Mas melhoraram os resultados do jornal? “Não creio que tenha afectado o produto actual, apenas facilita a nossa vida diária”, referiu na altura Nicole Martin, responsável pela secção de media no jornal.

Uma redacção não é uma prisão”, escrevia também Bertrand Pecquerie, director do World Editor’s Forum. Ele alertava para o perigo das mudanças realizadas pelos consultores editoriais, nomeadamente para “as tendências autoritárias na gestão das redacções poderem prevalecer sobre as necessidades actuais de maior liberdade de expressão e maior interacção com os leitores”. E salientava que “um design errado de uma redacção pode gerar um jornalismo de má qualidade”. O exemplo de Bentham era então salientado porque “em vez do redesenho das redacções, revela que a ‘modernidade’ muitas vezes significa um ‘regresso ao velho modelo autoritário’”.

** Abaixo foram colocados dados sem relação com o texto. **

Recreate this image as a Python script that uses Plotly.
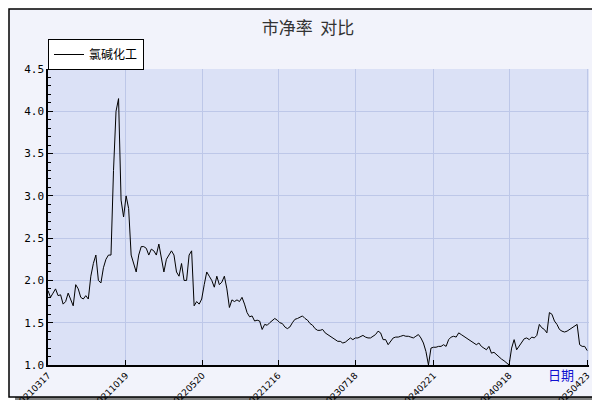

O tópico foi retomado por Mark Deuze, professor de jornalismo e novos media na Universidade de Indiana, que aponta o “contexto da crescente monitorização e vigilância dos trabalhadores associada às novas tecnologias nas empresas de media”.

Antonio Giner não acredita que este tipo de espaço promova a vigilância dos jornalistas. “Redacções em ‘open space’, uma zona central de planeamento, uma configuração flexível das posições das secretárias e os editores fora dos seus espaços fechados promovem criatividade, interacção, trabalho de equipa e um melhor jornalismo”, explica.

A Innovation “concebeu e implementou novos espaços físicos para mais de 30 redacções em todo o mundo e a nossa experiência é 100% positiva”, tanto mais que nenhuma “aceita regressar ao anterior sistema”.